Per non smarrirsi nell'Inghilterra del Seicento 2

Ulteriori osservazioni sulla storia inglese del Seicento

Per non perdersi nell'Inghilterra del Seicento  2

1. Terminologie. La rivoluzione inglese del 1640 è stata definita "puritana" dagli storici dell'Ottocento, che erano in genere protestanti e liberali, non più puritani magari, ma simpatizzanti per quei lontani personaggi vestiti di nero. Per gli storici di orientamento marxista del Novecento è "la rivoluzione inglese", nel senso di rivoluzione borghese. E la storiografia marxista ha sempre preso in considerazione prevalentemente la rivoluzione del 1640, non quella del 1688-1689. Ma parecchi storici inglesi, evidentemente impauriti dal termine rivoluzione (una cosa da continentali), scrivono pudicamente di English Civil Wars. E il periodo nel quale la monarchia è abolita (1649-1660) è definito solo da alcuni English Republic; più numerosi sono quelli che si riferiscono al Commonwealth (che più o meno vuol dire repubblica, ma suona più moderato); e altri ancora, sicuramente monarchici, lo chiamano Interregnum. Fu una rivoluzione borghese? Sì, se si intende che i suoi esiti alla lunga aprirono la strada all'affermarsi di una società borghese e capitalistica. No, se si pretende che a promuoverla e dirigerla siano stati esponenti di una borghesia che prima dell'Ottocento si stenta a trovare in qualunque parte d'Europa.
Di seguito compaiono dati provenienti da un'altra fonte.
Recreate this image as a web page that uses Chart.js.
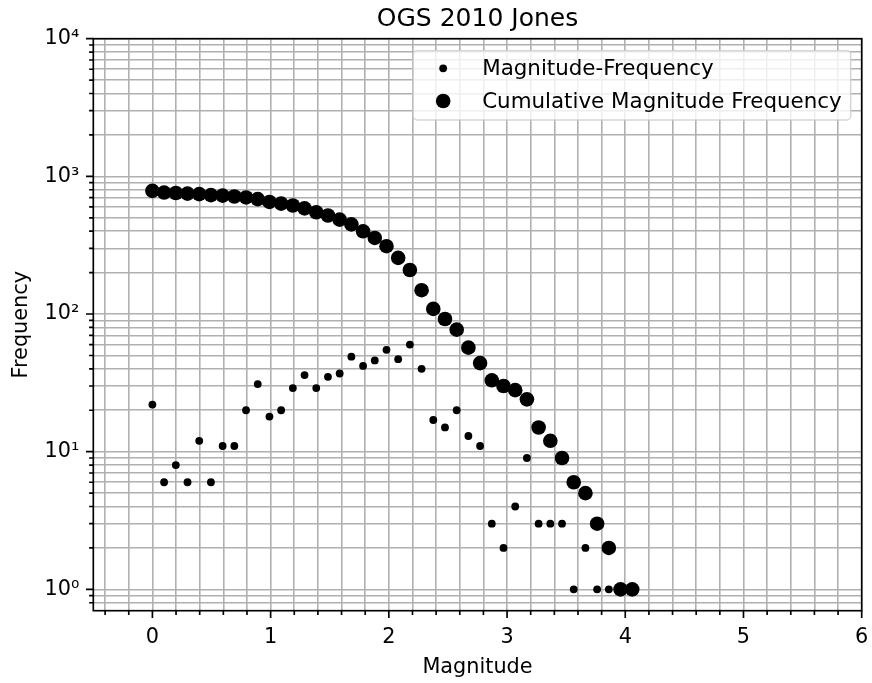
<!DOCTYPE html>
<html>
<head>
<meta charset="utf-8">
<script src="https://cdn.jsdelivr.net/npm/chart.js@4.4.0/dist/chart.umd.min.js"></script>
<style>
html, body { margin: 0; padding: 0; background: #ffffff; }
canvas { display: block; }
</style>
</head>
<body>
<canvas id="c" width="872" height="683"></canvas>
<script>
// ---- data ----
const magnitudes = [0, 0.099, 0.198, 0.297, 0.396, 0.495, 0.594, 0.693, 0.792, 0.891,
  0.99, 1.089, 1.188, 1.287, 1.386, 1.485, 1.584, 1.683, 1.782, 1.881,
  1.98, 2.079, 2.178, 2.277, 2.376, 2.475, 2.574, 2.673, 2.772, 2.871,
  2.97, 3.069, 3.168, 3.267, 3.366, 3.465, 3.564, 3.663, 3.762, 3.861,
  3.96, 4.059];
const frequency = [22, 6, 8, 6, 12, 6, 11, 11, 20, 31,
  18, 20, 29, 36, 29, 35, 37, 49, 42, 46,
  55, 47, 60, 40, 17, 15, 20, 13, 11, 3,
  2, 4, 9, 3, 3, 3, 1, 2, 1, 1,
  null, 1];
const cumulativeFrequency = [785, 763, 757, 749, 743, 731, 725, 714, 703, 683,
  652, 634, 614, 585, 549, 520, 485, 448, 399, 357,
  311, 256, 209, 149, 109, 92, 77, 57, 44, 33,
  30, 28, 24, 15, 12, 9, 6, 5, 3, 2,
  1, 1];

const xMajorTicks = [0, 1, 2, 3, 4, 5, 6];
const xTickLabels = ['0', '1', '2', '3', '4', '5', '6'];
const xMinorTicks = [-0.4, -0.2, 0.2, 0.4, 0.6, 0.8, 1.2, 1.4, 1.6, 1.8, 2.2, 2.4, 2.6, 2.8,
  3.2, 3.4, 3.6, 3.8, 4.2, 4.4, 4.6, 4.8, 5.2, 5.4, 5.6, 5.8];
const yMajorTicks = [1, 10, 100, 1000, 10000];
const yTickLabels = ['10\u2070', '10\u00B9', '10\u00B2', '10\u00B3', '10\u2074'];
const yMinorTicks = [0.8, 0.9,
  2, 3, 4, 5, 6, 7, 8, 9,
  20, 30, 40, 50, 60, 70, 80, 90,
  200, 300, 400, 500, 600, 700, 800, 900,
  2000, 3000, 4000, 5000, 6000, 7000, 8000, 9000];

const titleText = 'OGS 2010 Jones';
const xTitle = 'Magnitude';
const yTitle = 'Frequency';
const seriesLabels = ['Magnitude-Frequency', 'Cumulative Magnitude Frequency'];

// ---- chart ----
const FONT = 'DejaVu Sans';
const FS = 20.8;
Chart.defaults.font.family = FONT;
Chart.defaults.color = '#000000';

const smallPts = magnitudes.map((m, i) => ({ x: m, y: frequency[i] })).filter(p => p.y !== null);
const bigPts = magnitudes.map((m, i) => ({ x: m, y: cumulativeFrequency[i] }));

const xGrid = xMajorTicks.concat(xMinorTicks).sort((a, b) => a - b);
const yGrid = yMajorTicks.concat(yMinorTicks).sort((a, b) => a - b);

const mplPlugin = {
  id: 'mplDecor',
  afterDatasetsDraw(chart) {
    const { ctx, chartArea: a, scales: { x, y } } = chart;
    ctx.save();
    // tick marks
    ctx.strokeStyle = '#000000';
    ctx.lineWidth = 1.67;
    ctx.beginPath();
    xMajorTicks.forEach(v => { const p = x.getPixelForValue(v); ctx.moveTo(p, a.bottom); ctx.lineTo(p, a.bottom + 7.3); });
    xMinorTicks.forEach(v => { const p = x.getPixelForValue(v); ctx.moveTo(p, a.bottom); ctx.lineTo(p, a.bottom + 4.2); });
    yMajorTicks.forEach(v => { const p = y.getPixelForValue(v); ctx.moveTo(a.left, p); ctx.lineTo(a.left - 7.3, p); });
    yMinorTicks.forEach(v => { const p = y.getPixelForValue(v); ctx.moveTo(a.left, p); ctx.lineTo(a.left - 4.2, p); });
    ctx.stroke();
    // spines
    ctx.strokeRect(a.left, a.top, a.right - a.left, a.bottom - a.top);

    // legend
    const ds = chart.data.datasets;
    const LFS = 21.4;
    ctx.font = LFS + 'px "' + FONT + '"';
    const maxW = Math.max(...ds.map(d => ctx.measureText(d.label).width));
    const boxRight = a.right - 11;
    const boxTop = a.top + 12;
    const textX = boxRight - 9 - maxW;
    const boxLeft = textX - 69;
    const boxH = 69.3;
    ctx.beginPath();
    ctx.roundRect(boxLeft, boxTop, boxRight - boxLeft, boxH, 4);
    ctx.fillStyle = 'rgba(255,255,255,0.8)';
    ctx.fill();
    ctx.strokeStyle = 'rgba(204,204,204,0.8)';
    ctx.lineWidth = 1.5;
    ctx.stroke();
    const rows = [boxTop + 17.6, boxTop + 50.3];
    ds.forEach((d, i) => {
      ctx.beginPath();
      ctx.arc(textX - 39, rows[i], d.pointRadius, 0, Math.PI * 2);
      ctx.fillStyle = d.pointBackgroundColor;
      ctx.fill();
      ctx.fillStyle = '#000000';
      ctx.textAlign = 'left';
      ctx.textBaseline = 'middle';
      ctx.fillText(d.label, textX, rows[i] + 1);
    });
    ctx.restore();
  }
};

new Chart(document.getElementById('c'), {
  type: 'scatter',
  data: {
    datasets: [
      {
        label: seriesLabels[0],
        data: smallPts,
        pointRadius: 3.9,
        pointHoverRadius: 3.9,
        pointBackgroundColor: '#000000',
        pointBorderWidth: 0,
        showLine: false
      },
      {
        label: seriesLabels[1],
        data: bigPts,
        pointRadius: 7.3,
        pointHoverRadius: 7.3,
        pointBackgroundColor: '#000000',
        pointBorderWidth: 0,
        showLine: false
      }
    ]
  },
  options: {
    responsive: false,
    devicePixelRatio: 1,
    animation: false,
    events: [],
    layout: { padding: { left: 0, right: 10.3, top: 0, bottom: 0 } },
    plugins: {
      legend: { display: false },
      tooltip: { enabled: false },
      title: { display: false }
    },
    scales: {
      x: {
        type: 'linear',
        min: -0.5,
        max: 6,
        afterBuildTicks: s => { s.ticks = xGrid.map(v => ({ value: v })); },
        afterFit: s => { s.height = 72.3; s.paddingLeft = 0; s.paddingRight = 0; },
        ticks: {
          autoSkip: false,
          maxRotation: 0,
          padding: 14,
          color: '#000000',
          font: { size: FS },
          callback: v => { const i = xMajorTicks.findIndex(t => Math.abs(t - v) < 1e-9); return i >= 0 ? xTickLabels[i] : ''; }
        },
        grid: { color: '#b0b0b0', lineWidth: 1.6, drawTicks: false },
        border: { display: false },
        title: { display: true, text: xTitle, color: '#000000', font: { size: FS }, padding: { top: 0, bottom: 3.4 } }
      },
      titleAxis: {
        type: 'linear',
        position: 'top',
        min: -0.5,
        max: 6,
        afterFit: s => { s.height = 38.7; s.paddingLeft = 0; s.paddingRight = 0; },
        ticks: { display: false },
        grid: { display: false, drawTicks: false },
        border: { display: false },
        title: { display: true, text: titleText, color: '#000000', font: { size: 25, weight: 'normal' }, padding: { top: 4.2, bottom: 0 } }
      },
      y: {
        type: 'logarithmic',
        min: 0.72,
        max: 10000,
        afterBuildTicks: s => { s.ticks = yGrid.map(v => ({ value: v })); },
        afterFit: s => { s.width = 93.3; s.paddingTop = 0; s.paddingBottom = 0; },
        ticks: {
          autoSkip: false,
          padding: 14,
          color: '#000000',
          font: { size: FS },
          callback: v => { const i = yMajorTicks.indexOf(v); return i >= 0 ? yTickLabels[i] : ''; }
        },
        grid: { color: '#b0b0b0', lineWidth: 1.6, drawTicks: false },
        border: { display: false },
        title: { display: true, text: yTitle, color: '#000000', font: { size: FS }, padding: { top: 8.8, bottom: 0 } }
      }
    }
  },
  plugins: [mplPlugin]
});
</script>
</body>
</html>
La rivoluzione del 1688-1689 in Inghilterra fu un colpo di stato incruento. Un cambiamento di regime che trasferiva il potere dal suocero al genero e alla figlia. Ma in Scozia fu una breve e tutt'altro che incruenta guerra civile. E in Irlanda fu una guerra nazionale e religiosa di indipendenza che i cattolici irlandesi persero, col risultato che nell'isola si affermò definitivamente il dominio inglese e protestante. E' meglio non andare dagli irlandesi a parlare di Glorious e tantomeno Bloodless Revolution. Ma bisogna chiedersi perché sia stata definita Glorious una rivoluzione moderata e poco rivoluzionaria come quella del 1688-1689 e non quella del 1640 che partorì idee repubblicane, progetti di riforma politica, esplodere del pluralismo religioso senza persecuzioni.

2. Agli storici inglesi non è piaciuto molto ricordare la fase rivoluzionaria della loro storia. O meglio, l'hanno studiata moltissimo, ma cercando molto spesso di attenuarne proprio il carattere rivoluzionario. Alcuni hanno sostenuto persino che la rivoluzione importante non fu quella del 1640, ma quella più breve e meno sanguinosa del 1688-1689. Poiché conobbero una rivoluzione prima di altri paesi e poi furono una grande potenza liberale e imperiale gli inglesi hanno teso a presentarsi come emblemi di una trasformazione graduale e rispettosa del passato e dei precedenti. Hanno sottolineato di preferenza gli aspetti costituzionali, politici e religiosi della loro rivoluzione, non quelli sociali. Hanno dimenticato che, tenuto conto della popolazione presente nelle isole britanniche a metà Seicento, quei rivolgimenti politici furono tutt'altro che incruenti: le battaglie e le stragi costarono migliaia e migliaia di morti; le carestie e le epidemie conseguenti alle guerre molti di più.

3. Quali i risultati delle due rivoluzioni inglesi? L'affermazione di un sistema politico liberale, con un re dai poteri limitati e non di diritto divino; un parlamento obbligatoriamente convocato periodicamente; la separazione tra potere esecutivo, legislativo e giudiziario; una carta dei diritti che proibiva arresti arbitrari e senza mandato di un giudice, detenzione senza processo, processo senza giuria, violazione della corrispondenza privata; libertà di stampa, salvo querela per diffamazione; tolleranza religiosa pur in una cornice che vedeva privilegiata la chiesa di stato.

Era molto e nel resto del continente, salvo che nelle Province Unite, non esisteva da nessun'altra parte. Gli inglesi potevano giustamente esserne orgogliosi. Ma durante la rivoluzione del 1640 i gruppi radicali avevano chiesto anche equità fiscale, giustizia più imparziale e meno crudele, tolleranza religiosa per tutti, redistribuzione delle terre ai contadini, allargamento del suffragio alla grande maggioranza dei maschi adulti. Queste rivendicazioni, di tipo democratico e in qualche caso protosocialista e non soltanto liberale, vennero ottenute soltanto nel pieno Ottocento e in qualche caso nel Novecento.